Monday, August 19, 2013

June jobs data: no improvements for those with the least

We finally got to look at June Household Labour Force Survey this morning, having only perused the headlines briefly last week. The headlines themselves were interesting:  Statistics New Zealand asserted Labour market continues to improve, and odd statement given that the content of the press release went on to say that unemployment was "up slightly since the start of the year". As we showed here unemployment is still well above what it was in the mid-2000s, and has stayed high for longer than any period since the late 1990s.
  
More thoughtful was Economists play down joblessness rise by the Herald's Brian Fellow. He gently chided the (mostly Australian-owned) bank economists for ignoring the not-so-great news contained in the June HLFS. And in Spider's and my view, he was right to do so. The economy is not creating a bunch of full-time jobs ready to mop up all those beneficiaries Paula Bennett and her department are sloughing off the welfare rolls: on the contrary the figures suggest that the groups most in need of work are increasingly unlikely to find it.

The standout figure is the increase in unemployment among women. While the government boasts that it is getting thousands of Domestic Purposes beneficiaries (most of whom are women) off benefits, where they are going is somewhat of a mystery since the overall unemployment rate for women remains high. The unemployment rate for women in the June quarter stood at 7.1% down a smidge from 7.2% a year before. The problem is that while the number women employed increased by 3,000 the overall labour force participation rate fell from 62.9% to 62.5% bolstered by an increase of 13,000 in the number of working-age women not in the labour force (664,000 to 677,000). Can Paula Bennett unequivocally tell us that sole mothers with children are not coming off a benefit just to join New Zealand's growing reserve army of labour?

Another standout statistic is that of Pacific unemployment. European unemployment has fallen since June 2012, Maori unemployment is static (still an unacceptably high 12.8%) but Pacific unemployment now stands at a whopping 16.3%, up from 14.9% a year ago. Now I'm not a political strategist but it seems Labour should stop secretly siding with National and taking cheap shots at roof-painting Sickness beneficiaries and start asking WTF National intends to do to start bringing down the disproportionately high rates of unemployment among Maori and Pacific people.

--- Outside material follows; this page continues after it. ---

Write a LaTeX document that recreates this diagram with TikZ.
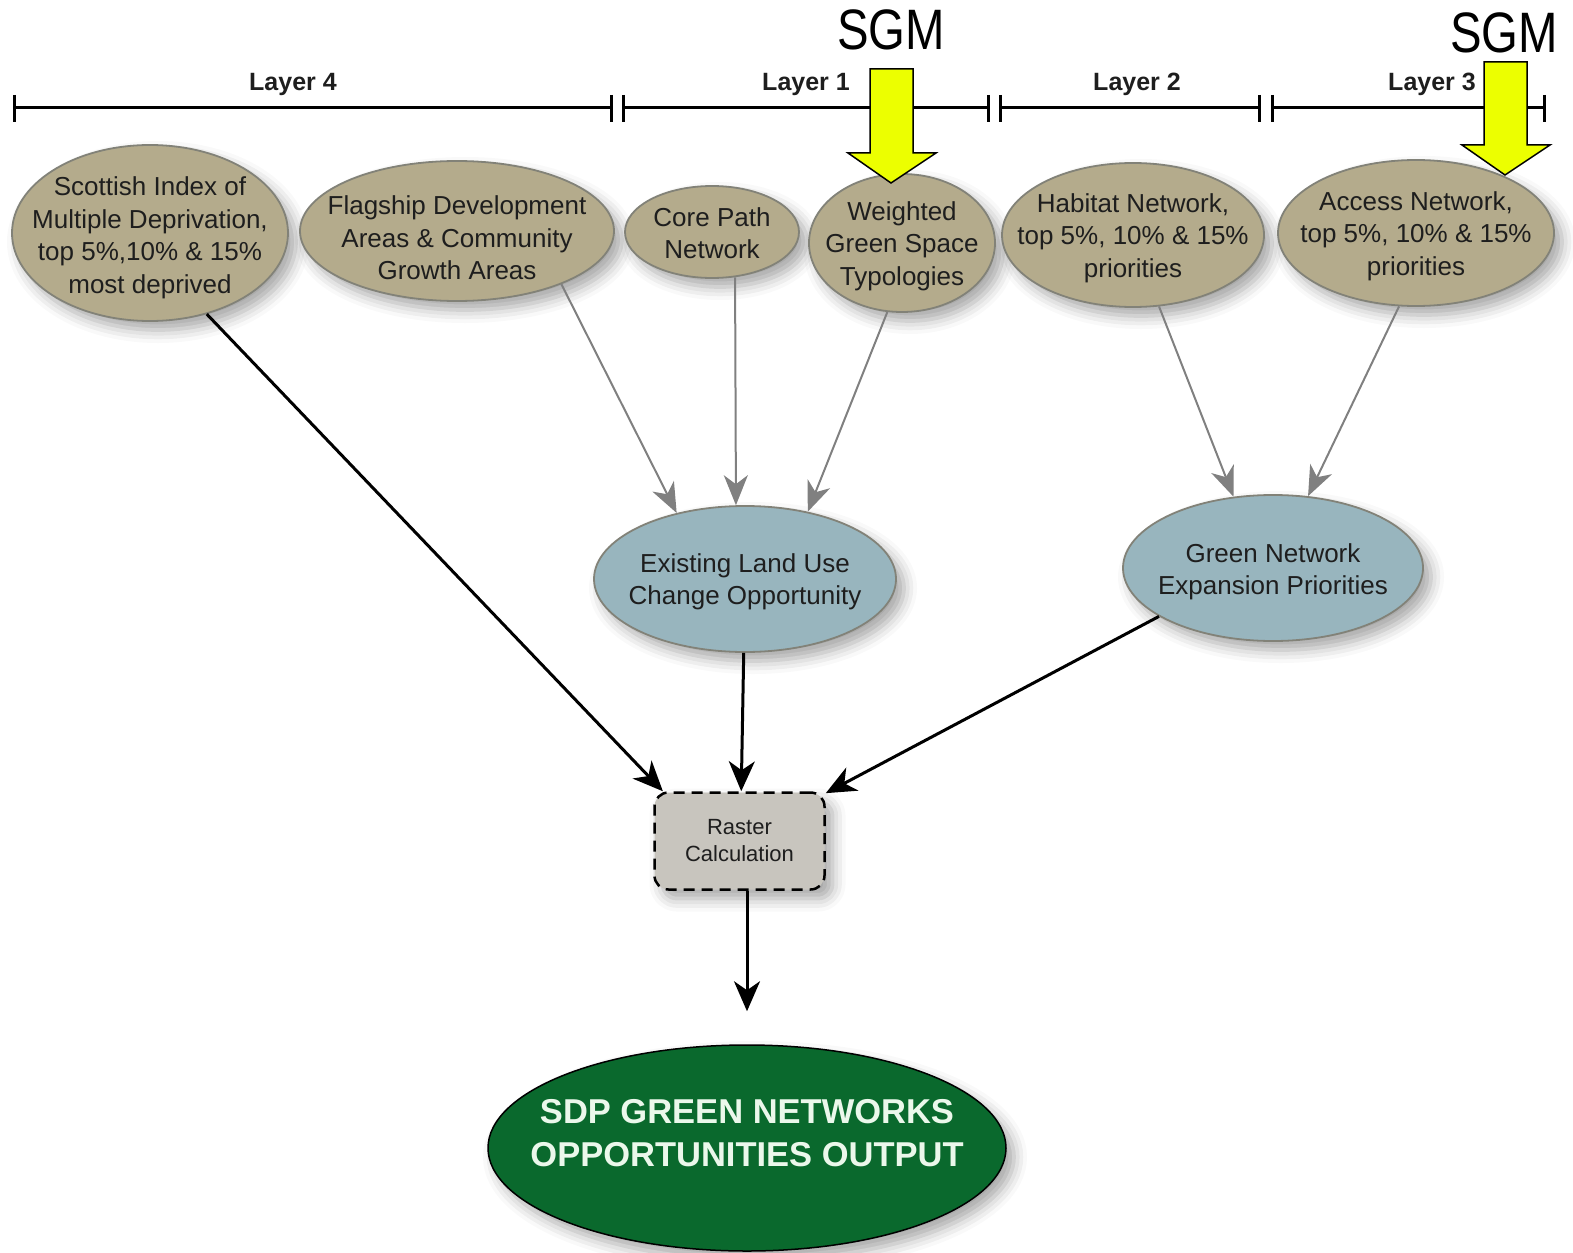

They are, after all, a key part of Labour's core constituency. 

The last statistic that appears to have fallen under everyone's radar is that for 25-29 year olds. While the NEET (not in employment, education or training) rate for 15-24 year olds has fallen due to a rise in the number of young people avoiding the labour market studying (or moving into subsidised jobs), the unemployment rate for their older graduate siblings (25-29 years) has increased, from 7.0% in June 2012 to 8.3% a year later.

As the Brian Fellow article points out, the new jobs are being created in Canterbury and many are part-time. Many thousands of part-time workers want more work but the total number of hours worked continues to fall so it is unlikely they'll all find it. The number of manufacturing jobs (142,000) is up off its low of 140,000 in December 2012 but remains below what it was in 2011 and even the first half of 2012. Whatever the spin, this is not a dynamic economy - this is an economy in the doldrums, bouyed along only by the Christchurch rebuilding effort. No wonder social agencies, increasingly filling in for the former welfare state, are reporting record numbers of financially distressed clients.



What to do? Hard to say: most other developed economies are in the same boat and our traditional employment safety valve (Australia) is rapidly coming unglued. Maybe we need to step back and think about engineering an economy that's good for people, not fund managers. And in the meantime, the evidence is absolutely clear: the best way to get people off welfare is to ensure there's jobs for them to go to. Anything else is socially divisive and self-defeating.